What needs to be done ▸ Only the lines from the one with "What Plotly code" through the one with "asc_4_x = [1695, 2284, 2383];", inclusive, should be echoed exactly; pictures are left out.

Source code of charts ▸
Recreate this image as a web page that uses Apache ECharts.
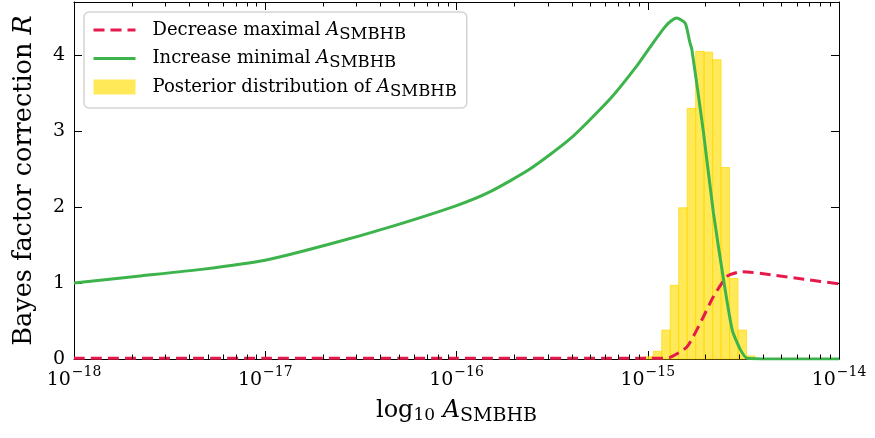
<!DOCTYPE html>
<html>
<head>
<meta charset="utf-8">
<script src="https://cdn.jsdelivr.net/npm/echarts@6/dist/echarts.min.js"></script>
<style>html,body{margin:0;padding:0;background:#fff}#c{width:875px;height:438px}</style>
</head>
<body>
<div id="c"></div>
<script>
// x values are log10(A_SMBHB)
const xTickVals = [-18, -17, -16, -15, -14];
const xTickLabels = ['−18', '−17', '−16', '−15', '−14'];
const yTickVals = [0, 1, 2, 3, 4];

const greenX = [-18.0, -17.667, -17.333, -17.0, -16.667, -16.333, -16.0, -15.826, -15.616, -15.405, -15.195, -15.054, -14.984, -14.914, -14.879, -14.849, -14.804, -14.781, -14.769, -14.709, -14.657, -14.604, -14.558, -14.515, -14.479, -14.3, -14.0];
const greenY = [1.0, 1.09, 1.18, 1.30, 1.51, 1.75, 2.02, 2.20, 2.50, 2.90, 3.43, 3.87, 4.12, 4.36, 4.45, 4.49, 4.42, 4.18, 4.07, 2.99, 1.93, 1.05, 0.38, 0.12, 0.01, 0.0, 0.0];

const redX = [-18.0, -17.0, -16.0, -15.2, -14.984, -14.93, -14.883, -14.795, -14.716, -14.657, -14.584, -14.51, -14.357, -14.183, -14.0];
const redY = [0.01, 0.01, 0.01, 0.01, 0.01, 0.01, 0.02, 0.16, 0.52, 0.82, 1.09, 1.15, 1.11, 1.05, 0.99];

const binEdges = [-15.0153, -14.971, -14.9267, -14.8824, -14.8381, -14.7938, -14.7495, -14.7052, -14.6609, -14.6166, -14.5723, -14.528, -14.4837, -14.4394];
const binHeights = [0.03, 0.10, 0.38, 0.97, 1.99, 3.30, 4.05, 4.04, 3.94, 2.52, 1.06, 0.38, 0.04];

const minorTicks = [];
for (let d = -18; d < -14; d++) for (let k = 2; k <= 9; k++) minorTicks.push(d + Math.log10(k));

const FONT = 'DejaVu Serif';
const RED = '#e6194B', GREEN = '#3cb44b', YELLOW = 'rgba(255,225,25,0.72)';
const nameDec = 'Decrease maximal A_SMBHB';
const nameInc = 'Increase minimal A_SMBHB';
const namePost = 'Posterior distribution of A_SMBHB';
const legendPrefix = {};
legendPrefix[nameDec] = 'Decrease maximal ';
legendPrefix[nameInc] = 'Increase minimal ';
legendPrefix[namePost] = 'Posterior distribution of ';

const histData = binHeights.map((h, i) => [binEdges[i], binEdges[i + 1], h]);

const chart = echarts.init(document.getElementById('c'), null, {renderer: 'canvas'});
const tickMap = {};
xTickVals.forEach((v, i) => tickMap[v] = xTickLabels[i]);

const option = {
  animation: false,
  backgroundColor: '#fff',
  textStyle: {fontFamily: FONT, color: '#000'},
  grid: {left: 74, right: 36, top: 2, bottom: 79, containLabel: false},
  legend: {
    orient: 'vertical', left: 84, top: 12,
    padding: [9, 10, 8, 8],
    itemGap: 6.5, itemWidth: 42, itemHeight: 15,
    backgroundColor: 'rgba(255,255,255,0.85)',
    borderColor: '#d4d4d4', borderWidth: 1.5, borderRadius: 5,
    data: [
      {name: nameDec, itemStyle: {opacity: 0}, lineStyle: {width: 3, type: [11, 6], color: RED}},
      {name: nameInc, itemStyle: {opacity: 0}, lineStyle: {width: 3, color: GREEN}},
      {name: namePost, icon: 'rect', itemStyle: {color: YELLOW}}
    ],
    formatter: n => '{t|' + legendPrefix[n] + '}{i|A}{s|SMBHB}',
    textStyle: {
      fontFamily: FONT, fontSize: 18, color: '#000',
      rich: {
        t: {fontFamily: FONT, fontSize: 18, padding: [0, 0, 0, 12]},
        i: {fontFamily: FONT, fontSize: 18, fontStyle: 'italic'},
        s: {fontFamily: FONT, fontSize: 16.5, verticalAlign: 'top', padding: [9, 0, 0, 0]}
      }
    }
  },
  xAxis: [{
    type: 'value', min: -18, max: -14, interval: 1,
    position: 'bottom',
    name: '{r|log}{sb|10} {i|A}{s|SMBHB}',
    nameLocation: 'middle', nameGap: 36,
    nameTextStyle: {
      fontFamily: FONT, fontSize: 24, color: '#000',
      rich: {
        r: {fontFamily: FONT, fontSize: 24},
        sb: {fontFamily: FONT, fontSize: 17, verticalAlign: 'top', padding: [12, 0, 0, 0]},
        i: {fontFamily: FONT, fontSize: 24, fontStyle: 'italic'},
        s: {fontFamily: FONT, fontSize: 19, verticalAlign: 'top', padding: [12, 0, 0, 0]}
      }
    },
    axisLine: {show: true, onZero: false, lineStyle: {color: '#000', width: 1}},
    axisTick: {show: true, inside: true, length: 8, lineStyle: {color: '#000'}},
    splitLine: {show: false},
    axisLabel: {
      margin: 6, color: '#000',
      formatter: v => '{b|10}{e|' + tickMap[v] + '}',
      rich: {
        b: {fontFamily: FONT, fontSize: 19, padding: [6, 0, 0, 0]},
        e: {fontFamily: FONT, fontSize: 14, verticalAlign: 'top', padding: [0, 0, 0, 1]}
      }
    }
  }, {
    type: 'value', min: -18, max: -14, interval: 1,
    position: 'top',
    axisLine: {show: true, onZero: false, lineStyle: {color: '#000', width: 1}},
    axisTick: {show: true, inside: true, length: 8, lineStyle: {color: '#000'}},
    axisLabel: {show: false}, splitLine: {show: false}
  }],
  yAxis: [{
    type: 'value', min: 0, max: 4.7, interval: 1,
    position: 'left',
    name: 'Bayes factor correction {i|R}',
    nameLocation: 'middle', nameRotate: 90, nameGap: 37,
    nameTextStyle: {
      fontFamily: FONT, fontSize: 25.5, color: '#000',
      rich: {i: {fontFamily: FONT, fontSize: 25.5, fontStyle: 'italic'}}
    },
    axisLine: {show: true, onZero: false, lineStyle: {color: '#000', width: 1}},
    axisTick: {show: true, inside: true, length: 8, lineStyle: {color: '#000'}},
    splitLine: {show: false},
    axisLabel: {margin: 9, fontFamily: FONT, fontSize: 19, color: '#000', showMaxLabel: false,
      formatter: v => (yTickVals.indexOf(v) >= 0 ? String(v) : '')}
  }, {
    type: 'value', min: 0, max: 4.7, interval: 1,
    position: 'right',
    axisLine: {show: true, onZero: false, lineStyle: {color: '#000', width: 1}},
    axisTick: {show: true, inside: true, length: 8, lineStyle: {color: '#000'}},
    axisLabel: {show: false}, splitLine: {show: false}
  }],
  series: [{
    name: namePost,
    type: 'custom',
    xAxisIndex: 0, yAxisIndex: 0,
    itemStyle: {color: YELLOW},
    data: histData,
    encode: {x: [0, 1], y: 2},
    renderItem: (params, api) => {
      const p0 = api.coord([api.value(0), api.value(2)]);
      const p1 = api.coord([api.value(1), 0]);
      return {
        type: 'rect',
        shape: {x: p0[0], y: p0[1], width: p1[0] - p0[0], height: p1[1] - p0[1]},
        style: {fill: YELLOW, stroke: 'rgba(255,215,0,0.7)', lineWidth: 1}
      };
    },
    z: 1
  }, {
    name: nameDec,
    type: 'line',
    xAxisIndex: 0, yAxisIndex: 0,
    data: redX.map((x, i) => [x, redY[i]]),
    showSymbol: false, symbol: 'none',
    smooth: 0.2,
    color: RED,
    lineStyle: {color: RED, width: 3, type: [11, 6]},
    z: 3
  }, {
    name: nameInc,
    type: 'line',
    xAxisIndex: 0, yAxisIndex: 0,
    data: greenX.map((x, i) => [x, greenY[i]]),
    showSymbol: false, symbol: 'none',
    smooth: 0.2,
    color: GREEN,
    lineStyle: {color: GREEN, width: 3},
    z: 4
  }, {
    name: 'minorTicks',
    type: 'custom',
    xAxisIndex: 0, yAxisIndex: 0,
    silent: true,
    data: minorTicks.map(v => [v, 0]),
    encode: {x: 0, y: 1},
    renderItem: (params, api) => {
      const p = api.coord([api.value(0), 0]);
      const cs = params.coordSys;
      const x = Math.round(p[0]) + 0.5;
      return {
        type: 'group',
        children: [
          {type: 'line', shape: {x1: x, y1: cs.y + cs.height, x2: x, y2: cs.y + cs.height - 4.5}, style: {stroke: '#000', lineWidth: 1}},
          {type: 'line', shape: {x1: x, y1: cs.y, x2: x, y2: cs.y + 4.5}, style: {stroke: '#000', lineWidth: 1}}
        ]
      };
    },
    z: 5
  }]
};
chart.setOption(option);
</script>
</body>
</html>
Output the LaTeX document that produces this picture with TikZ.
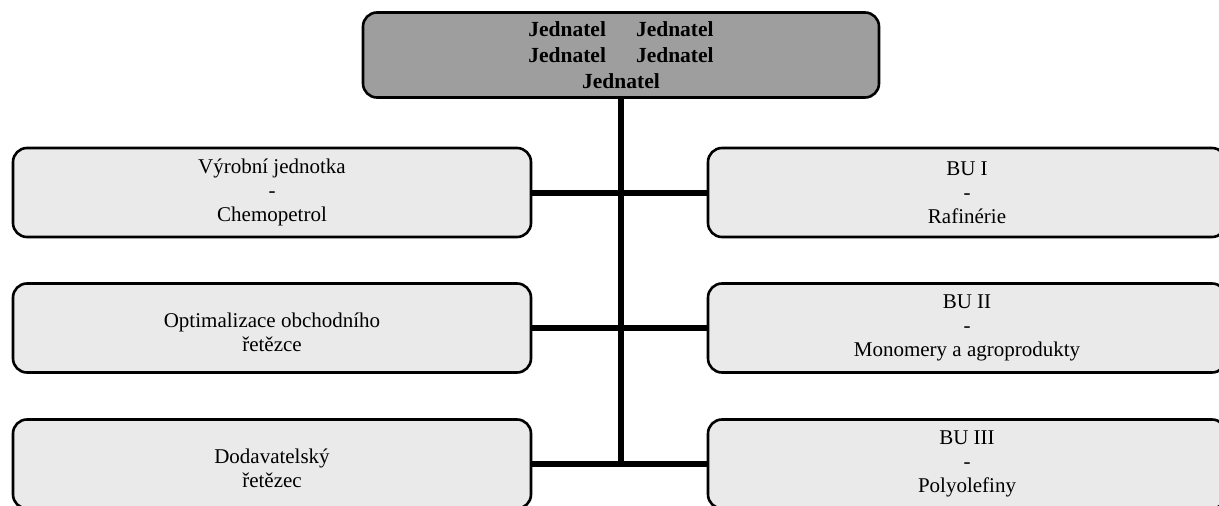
\documentclass[tikz,border=0pt]{standalone}
\usepackage{fontspec}
\setmainfont{Liberation Serif}
\usepackage{tikz}
\usetikzlibrary{calc}

\definecolor{darkbox}{RGB}{158,158,158}
\definecolor{lightbox}{RGB}{234,234,234}

\begin{document}
\begin{tikzpicture}[x=1pt,y=-1pt,
    unit/.style={draw, line width=2.6pt, rounded corners=14pt, fill=lightbox,
        minimum width=518pt, minimum height=89pt, inner sep=0pt, align=center,
        font=\fontsize{21}{24}\selectfont},
    head/.style={unit, fill=darkbox, minimum width=516pt, minimum height=85pt,
        font=\fontsize{21.5}{26}\selectfont\bfseries},
    link/.style={line width=6pt}]
    \useasboundingbox (0,0) rectangle (1219,506);
    \clip (0,0) rectangle (1219,506);

    \node[head] (top) at (621,55)
        {Jednatel\hspace{30pt}Jednatel\\Jednatel\hspace{30pt}Jednatel\\Jednatel};

    \node[unit] (l1) at (272,192.5) {Výrobní jednotka\\-\\Chemopetrol};
    \node[unit] (l2) at (272,328) {\mbox{}\\Optimalizace obchodního\\řetězce};
    \node[unit] (l3) at (272,464) {\mbox{}\\Dodavatelský\\řetězec};

    \node[unit] (r1) at (967,192.5) {BU I\\-\\Rafinérie};
    \node[unit] (r2) at (967,328) {BU II\\-\\Monomery a agroprodukty};
    \node[unit] (r3) at (967,464) {BU III\\-\\Polyolefiny};

    \draw[link] (top.south) -- (top.south |- l3.east);
    \draw[link] (l1.east) -- (r1.west);
    \draw[link] (l2.east) -- (r2.west);
    \draw[link] (l3.east) -- (r3.west);
\end{tikzpicture}
\end{document}
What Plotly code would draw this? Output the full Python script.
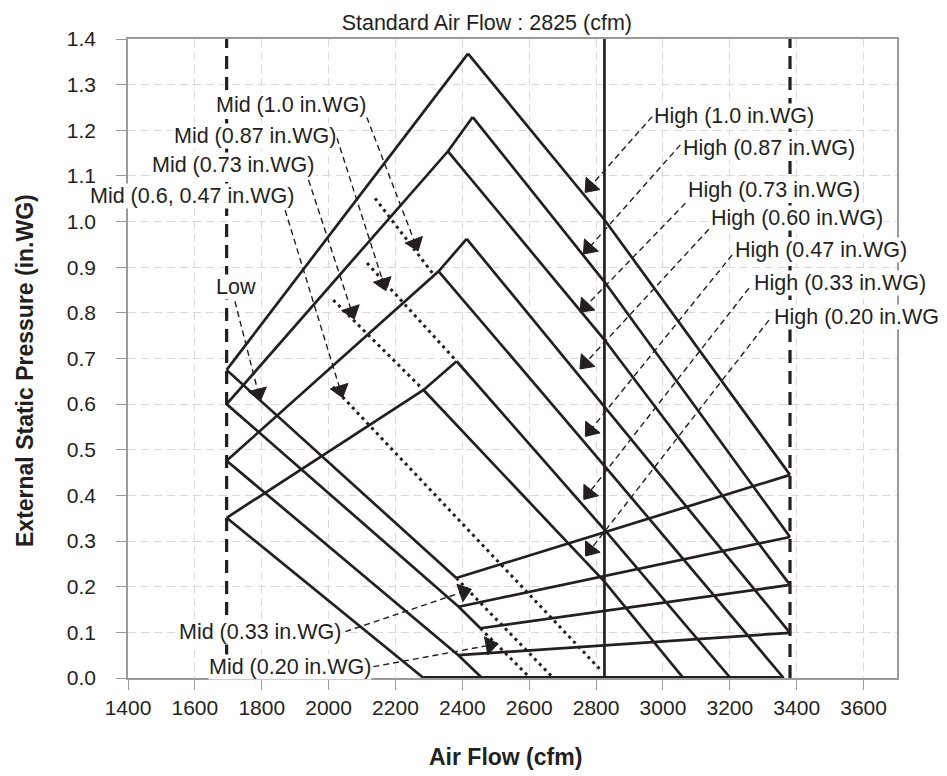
import plotly.graph_objects as go

# ---------------- data (cfm, in.WG) ----------------
low_limit_cfm = 1695
high_limit_cfm = 3380
standard_cfm = 2825
y_top = 1.4

# ascending curves from the low limit up to the peaks (branch points included)
asc_1_x = [1695, 2417];        asc_1_y = [0.675, 1.368]
asc_2_x = [1695, 2357, 2431];  asc_2_y = [0.600, 1.154, 1.229]
asc_3_x = [1695, 2329, 2413];  asc_3_y = [0.476, 0.891, 0.962]
asc_4_x = [1695, 2284, 2383];  asc_4_y = [0.351, 0.631, 0.694]

# High fan curves (peak -> standard flow -> end)
high_100_x = [2417, 2825, 3380]; high_100_y = [1.368, 1.004, 0.445]
high_087_x = [2431, 2825, 3380]; high_087_y = [1.229, 0.868, 0.309]
high_073_x = [2357, 2825, 3380]; high_073_y = [1.154, 0.741, 0.204]
high_060_x = [2413, 2825, 3380]; high_060_y = [0.962, 0.594, 0.099]
high_047_x = [2329, 2825, 3361]; high_047_y = [0.891, 0.465, 0.0]
high_033_x = [2383, 2825, 3202]; high_033_y = [0.694, 0.325, 0.0]
high_020_x = [2284, 2825, 3061]; high_020_y = [0.631, 0.211, 0.0]

# descending curves from the low limit
desc_1_x = [1695, 2382];        desc_1_y = [0.675, 0.219]
desc_2_x = [1695, 2389, 2454];  desc_2_y = [0.600, 0.156, 0.109]
desc_3_x = [1695, 2388, 2459];  desc_3_y = [0.476, 0.050, 0.0]
desc_4_x = [1695, 2284];        desc_4_y = [0.351, 0.0]

# lower system curves
bot_1_x = [2382, 3380]; bot_1_y = [0.219, 0.445]
bot_2_x = [2389, 3380]; bot_2_y = [0.156, 0.309]
bot_3_x = [2454, 3380]; bot_3_y = [0.109, 0.204]
bot_4_x = [2388, 3380]; bot_4_y = [0.050, 0.099]
base_x = [2284, 3361];  base_y = [0.0, 0.0]

# Mid fan curves (dotted)
mid_100_x = [2139, 2316]; mid_100_y = [1.051, 0.882]
mid_087_x = [2115, 2383]; mid_087_y = [0.909, 0.694]
mid_073_x = [2014, 2284]; mid_073_y = [0.828, 0.631]
mid_060_x = [2013, 2813]; mid_060_y = [0.638, 0.018]
mid_033_x = [2382, 2672]; mid_033_y = [0.219, 0.0]
mid_020_x = [2454, 2603]; mid_020_y = [0.109, 0.0]

# labels: text, anchor point (cfm, in.WG), anchor side, leader start, leader tip
label_texts = ["Mid (1.0 in.WG)", "Mid (0.87 in.WG)", "Mid (0.73 in.WG)",
               "Mid (0.6, 0.47 in.WG)", "Low", "Mid (0.33 in.WG)", "Mid (0.20 in.WG)",
               "High (1.0 in.WG)", "High (0.87 in.WG)", "High (0.73 in.WG)",
               "High (0.60 in.WG)", "High (0.47 in.WG)", "High (0.33 in.WG)",
               "High (0.20 in.WG)"]
label_x = [2118, 2025, 1960, 1900, 1786, 2040, 2129,
           2970, 3057, 3072, 3142, 3212, 3269, 3330]
label_y = [1.255, 1.188, 1.124, 1.055, 0.857, 0.1015, 0.0248,
           1.231, 1.161, 1.069, 1.007, 0.938, 0.865, 0.792]
label_side = ["right"] * 7 + ["left"] * 7
leader_x0 = [2114, 2025, 1940, 1870, 1720, 2050, 2134,
             2968, 3052, 3067, 3137, 3207, 3257, 3317]
leader_y0 = [1.229, 1.183, 1.091, 1.025, 0.825, 0.1015, 0.0248,
             1.230, 1.168, 1.040, 0.983, 0.927, 0.854, 0.784]
leader_x1 = [2259, 2164, 2069, 2035, 1790, 2404, 2483,
             2783, 2778, 2768, 2768, 2783, 2778, 2783]
leader_y1 = [0.952, 0.865, 0.803, 0.631, 0.624, 0.189, 0.072,
             1.077, 0.942, 0.814, 0.690, 0.543, 0.405, 0.281]

x_ticks = [1400, 1600, 1800, 2000, 2200, 2400, 2600, 2800, 3000, 3200, 3400, 3600]
y_ticks = [0.0, 0.1, 0.2, 0.3, 0.4, 0.5, 0.6, 0.7, 0.8, 0.9, 1.0, 1.1, 1.2, 1.3, 1.4]

# ---------------- styles ----------------
INK = "#231f20"
AXIS = "#9a9a9a"
FONT = "Liberation Sans, Arial, sans-serif"
TXT = 21.5
solid = dict(color=INK, width=2.7)
dotted = dict(color=INK, width=3, dash="3px,4px")

W, H = 947, 776
L, R, T, B = 120, 58, 31, 106

fig = go.Figure()

def add(x, y, line):
    fig.add_trace(go.Scatter(x=x, y=y, mode="lines", line=line,
                             hoverinfo="skip", showlegend=False))

# limit lines
add([low_limit_cfm, low_limit_cfm], [0, y_top], dict(color=INK, width=3.2, dash="13px,8px"))
add([high_limit_cfm, high_limit_cfm], [0, y_top], dict(color=INK, width=3.2, dash="13px,8px"))
add([standard_cfm, standard_cfm], [0, y_top], dict(color=INK, width=2.7))

for xs, ys in [(asc_1_x, asc_1_y), (asc_2_x, asc_2_y), (asc_3_x, asc_3_y), (asc_4_x, asc_4_y),
               (high_100_x, high_100_y), (high_087_x, high_087_y), (high_073_x, high_073_y),
               (high_060_x, high_060_y), (high_047_x, high_047_y), (high_033_x, high_033_y),
               (high_020_x, high_020_y),
               (desc_1_x, desc_1_y), (desc_2_x, desc_2_y), (desc_3_x, desc_3_y), (desc_4_x, desc_4_y),
               (bot_1_x, bot_1_y), (bot_2_x, bot_2_y), (bot_3_x, bot_3_y), (bot_4_x, bot_4_y)]:
    add(xs, ys, solid)
add(base_x, base_y, dict(color=INK, width=4))

for xs, ys in [(mid_100_x, mid_100_y), (mid_087_x, mid_087_y), (mid_073_x, mid_073_y),
               (mid_060_x, mid_060_y), (mid_033_x, mid_033_y), (mid_020_x, mid_020_y)]:
    add(xs, ys, dotted)

# leaders with arrowheads
for i in range(len(label_texts)):
    fig.add_trace(go.Scatter(
        x=[leader_x0[i], leader_x1[i]], y=[leader_y0[i], leader_y1[i]],
        mode="lines+markers",
        line=dict(color=INK, width=1.4, dash="6px,4px"),
        marker=dict(symbol=["circle", "triangle-up"], size=[0, 16], color=INK,
                    angleref="previous", opacity=1,
                    line=dict(width=[0, 1], color=INK)),
        hoverinfo="skip", showlegend=False))

annotations = []
for i, t in enumerate(label_texts):
    annotations.append(dict(
        x=label_x[i], y=label_y[i], xref="x", yref="y", text=t,
        showarrow=False, xanchor=label_side[i], yanchor="middle",
        bgcolor="white", borderpad=0,
        font=dict(family=FONT, size=TXT, color=INK)))

# axis titles
annotations.append(dict(text="<b>Air Flow (cfm)</b>", xref="paper", yref="paper",
                        x=(497 - L) / (W - L - R), y=0, xanchor="center", yanchor="middle",
                        yshift=-(749 - (H - B)), showarrow=False,
                        font=dict(family=FONT, size=23, color=INK)))
annotations.append(dict(text="<b>External Static Pressure (in.WG)</b>", xref="paper", yref="paper",
                        x=0, y=((H - B) - 363) / (H - T - B), xanchor="center", yanchor="middle",
                        textangle=-90, xshift=-(L - 17), showarrow=False,
                        font=dict(family=FONT, size=23, color=INK)))

grid = dict(showgrid=True, gridcolor="#d9d9d9", gridwidth=1.2, griddash="8px,5px")

fig.update_layout(
    width=W, height=H,
    margin=dict(l=L, r=R, t=T, b=B, autoexpand=False),
    paper_bgcolor="white", plot_bgcolor="white",
    font=dict(family=FONT, size=TXT, color=INK),
    title=dict(text="Standard Air Flow : 2825 (cfm)", x=624 / W, xref="container",
               xanchor="right", y=1 - 14 / H, yref="container", yanchor="middle",
               font=dict(family=FONT, size=TXT, color=INK)),
    annotations=annotations,
    xaxis=dict(range=[1400, 3700], tickvals=x_ticks, ticks="outside", ticklen=10,
               tickcolor=AXIS, linecolor=AXIS, linewidth=1.5, mirror=True,
               zeroline=False, automargin=False, tickfont=dict(size=21, color=INK), **grid),
    yaxis=dict(range=[0, 1.4], tickvals=y_ticks, tickformat=".1f", ticks="outside", ticklen=10,
               tickcolor=AXIS, linecolor=AXIS, linewidth=1.5, mirror=True,
               ticklabelstandoff=16,
               zeroline=False, automargin=False, tickfont=dict(size=21, color=INK), **grid),
)

fig.write_html("out.html")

Answer to the exercise ▸
What Plotly code would draw this? Output the full Python script.
import plotly.graph_objects as go

# ---------------- data (cfm, in.WG) ----------------
low_limit_cfm = 1695
high_limit_cfm = 3380
standard_cfm = 2825
y_top = 1.4

# ascending curves from the low limit up to the peaks (branch points included)
asc_1_x = [1695, 2417];        asc_1_y = [0.675, 1.368]
asc_2_x = [1695, 2357, 2431];  asc_2_y = [0.600, 1.154, 1.229]
asc_3_x = [1695, 2329, 2413];  asc_3_y = [0.476, 0.891, 0.962]
asc_4_x = [1695, 2284, 2383];  asc_4_y = [0.351, 0.631, 0.694]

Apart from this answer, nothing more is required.